Buy Vedant Fashions Ltd For Target Rs. 930 By JM Financial Services

Redefining retail in ethnic wear
Vedant Fashions Limited (VFL) is the largest player in the wedding and celebration (W&C) wear market with ~35% branded market share in the men’s segment in FY24 (refer exhibit – 11). VFL has achieved industry leading economics led by (i) multi-brand aspirational-yet-value-for-money product portfolio catering to the entire family, (ii) targeted marketing, driving top-of-the-mind brand recall with a multi-channel presence (iii) fully integrated and ITenabled supply chain and back-end system, and (iv) an asset-light model.

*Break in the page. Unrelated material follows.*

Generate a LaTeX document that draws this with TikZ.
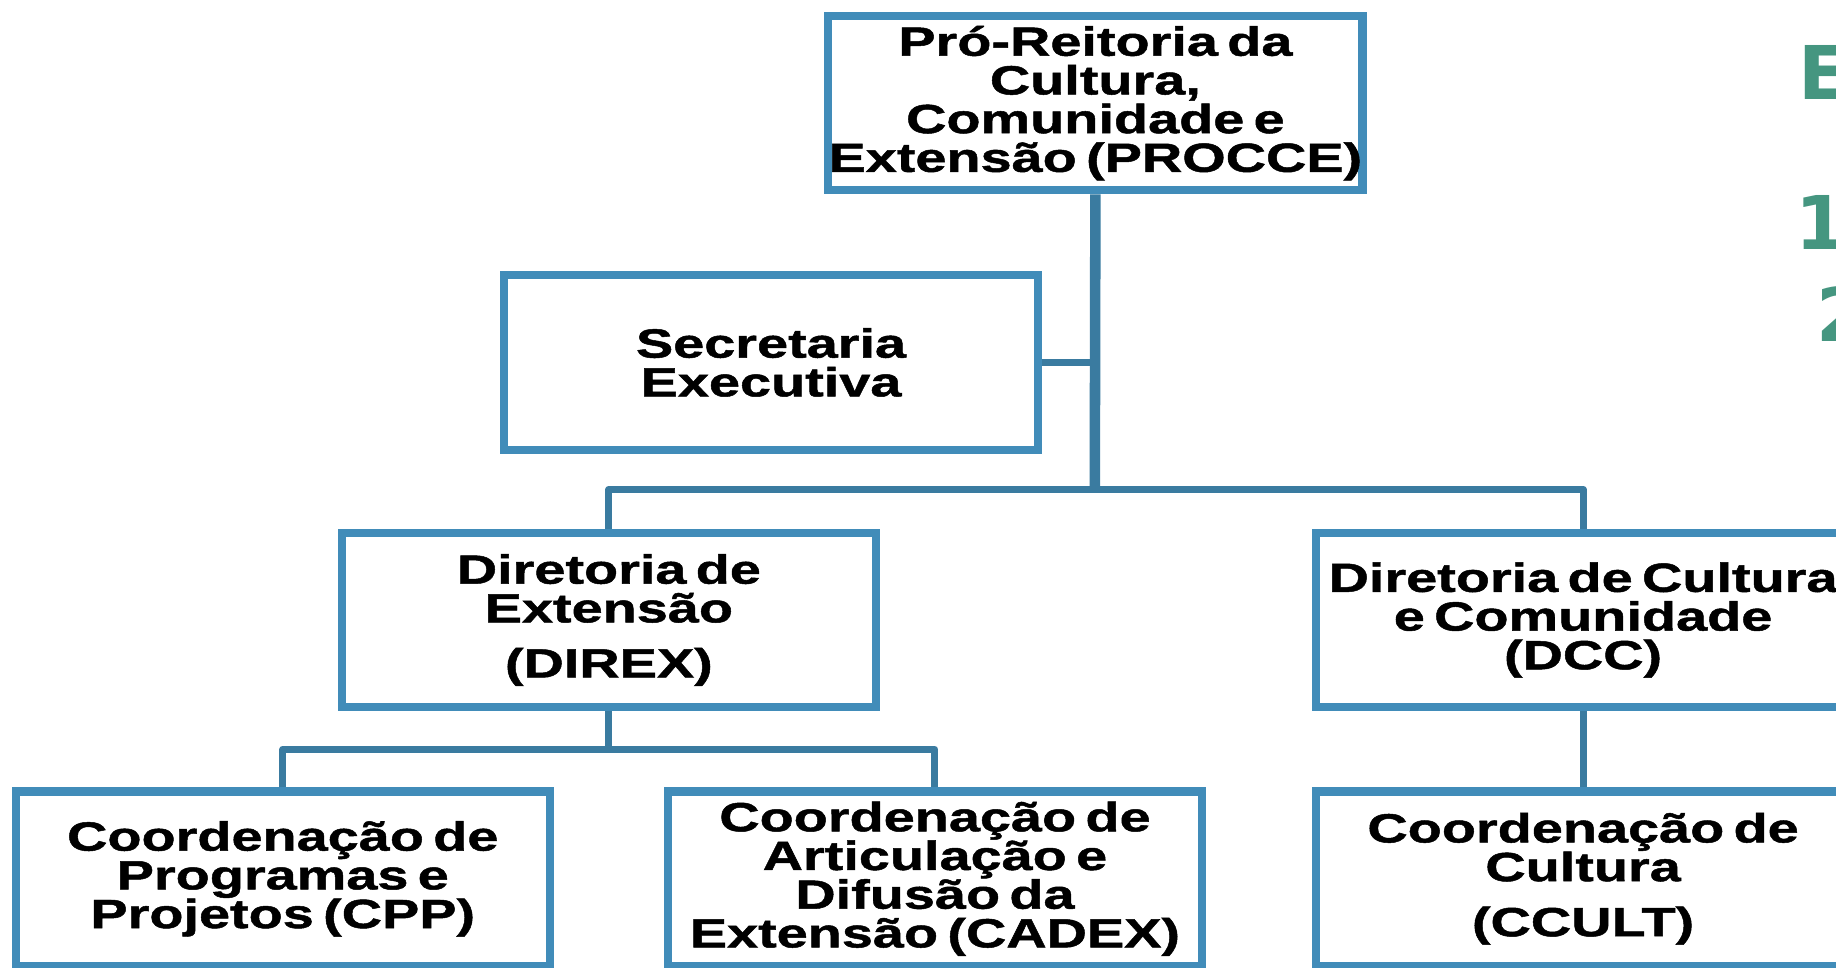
\documentclass[tikz,border=0pt]{standalone}
\usepackage{fontspec}
\setmainfont{Liberation Sans}[FakeStretch=1.37,WordSpace=0.6,BoldFeatures={FakeBold=1.2}]
\newfontfamily\greenfont{DejaVu Sans}
\definecolor{boxblue}{RGB}{65,140,185}
\definecolor{lineblue}{RGB}{58,123,160}
\definecolor{tealgreen}{RGB}{69,150,128}
\begin{document}
\begin{tikzpicture}[x=0.01cm,y=-0.01cm,
  orgbox/.style={draw=boxblue, line width=0.07cm, fill=white, rectangle, inner sep=0pt,
    minimum width=4.56cm, minimum height=1.49cm, align=center,
    font=\fontsize{9.9}{9.4}\selectfont\bfseries},
  link/.style={draw=lineblue, line width=0.06cm, line join=round},
  trunk/.style={draw=lineblue, line width=0.09cm, line join=round},
  sidetext/.style={text=tealgreen, font=\greenfont\bfseries\fontsize{18}{18}\selectfont, inner sep=0pt, anchor=base west}
]
\useasboundingbox (0,0) rectangle (1568,826);
\clip (0,0) rectangle (1568,826);
\fill[white] (0,0) rectangle (1568,826);

\coordinate (bus) at (935,418);
\coordinate (sj) at (935,309.5);
\coordinate (bus2) at (520,640);

\node[orgbox] (procce) at (935.5,88) {Pró-Reitoria da\\Cultura,\\Comunidade e\\Extensão (PROCCE)};
\node[orgbox] (sec) at (658.5,309.5) {Secretaria\\Executiva};
\node[orgbox] (direx) at (520,529.5) {Diretoria de\\Extensão\\[0.14cm](DIREX)};
\node[orgbox] (dcc) at (1352,529.5) {Diretoria de Cultura\\e Comunidade\\(DCC)};
\node[orgbox] (cpp) at (241.5,750.5) {Coordenação de\\Programas e\\Projetos (CPP)};
\node[orgbox] (cadex) at (798.5,750.5) {Coordenação de\\Articulação e\\Difusão da\\Extensão (CADEX)};
\node[orgbox] (ccult) at (1352,750.5) {Coordenação de\\Cultura\\[0.14cm](CCULT)};

\draw[trunk] (procce.south) -- (bus);
\draw[link] (sec.east) -- (sj);
\draw[link] (direx.north) |- (bus) -| (dcc.north);
\draw[link] (direx.south) -- (bus2);
\draw[link] (cpp.north) |- (bus2) -| (cadex.north);
\draw[link] (dcc.south) -- (ccult.north);

\node[sidetext] (tE) at (1535,85) {E};
\node[sidetext] (t1) at (1533,213) {1};
\node[sidetext] (t2) at (1551,292) {2};
\end{tikzpicture}
\end{document}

Revenue growth over the last couple of years has been impacted due to (1) Increased competitive intensity, (2) Slowdown in overall discretionary consumption, and (3) High rentals, which have kept the pace of expansion in check (added ~85k sqft in FY25). However, we believe these issues are temporary. Entry of new players has only led to increased acceptance of ethnic wear; near-term slowdown coupled with aggressive network addition by regional players is resulting in higher revenue impact for VFL. But, given ethnic wear is a difficult category, the near-term slowdown will impact small/unorganised players more and may lead to consolidation.
Growth for VFL going ahead will be driven by (1) “Mohey”, its women’s ethnic wear brand, allowing it to tap a much larger segment, pegged at INR 900bn, ~6x of the men’s W&C market (refer exhibit - 1), (2) Expansion of the premium ethnic wear segment under brand “Twamev” (3) Entry into men’s mass ethnic wear segment through “Diwas” (4) Network addition at ~10% of the overall network to accommodate these multiple brands under one roof. The stock currently trades at a sharp discount of 20-50% to the likes of Metro, Titan and D-Mart despite similar return ratios or slightly lower revenue/PAT CAGR. We initiate coverage with BUY rating and a target price of INR 930 based on 45x Mar’27 EPS.
Huge TAM, largely unbranded, which provides large headroom of growth: We estimate that the Indian branded W&C wear market was INR 281bn in FY24, ~23% of the INR 1.2trln W&C wear market. The branded market is expected to see higher growth (~16% CAGR over FY24-28E to INR 510bn) vs. the W&C wear market (~11%) led by shift towards organised players (refer exhibit -1). VFL is expected to benefit from this shift as (i) it is the market leader in the men’s W&C market and has strong brand recall in the category, and (2) it is expanding its portfolio, catering to a wider set of customers; ‘Diwas’ “Twamev” and ‘Mohey’ are targeted at unbranded men’s mass, premium and women’s W&C market.
Strong brand image and robust supply chain key leadership enablers: VFL’s brand Manyavar is synonymous with the category, which helps it to up-sell and cross-sell other brands’ products and help them scale faster. Over the years, VFL has been able to organise the fragmented vendor and manufacturing ecosystem, which, coupled with its strong supply chain and inventory management system, enables it to keep the manufacturing cost at the lowest. This has enabled it to withstand market volatility in a tough category and retain its leadership.
Industry leading margins led by asset-light model and efficient inventory management: VFL operates on an asset-light model, with all its stores operating on FOFO model and manufacturing being outsourced. This, coupled with a strong discipline on inventory and discount management (zero discounts) helps it to keep cost structure lean. VFL, therefore, is able to operate on highest Gross/EBITDA margin in apparel retailing. Given that franchise partners also make handsome pre-tax RoI of ~16% (refer exhibit - 7), it is able to retain and increase its franchisees and expand at a robust pace (~10% area addition CAGR over FY19-24).
Rare combination of cash flows and healthy margins: VFL has shown robust performance in revenue, cash flows and return ratios. We expect 12% revenue/EBITDA /PAT (Pre-Ind AS) CAGR over FY25-28E. After an exceptional performance in FY23, margins normalised in FY25 and are expected to gradually improve from here. We expect RoE/RoCE/RoIC of 23%/27%/54% by FY28 and cumulative OCF/FCF of INR 10.2bn/10bn over FY25-28.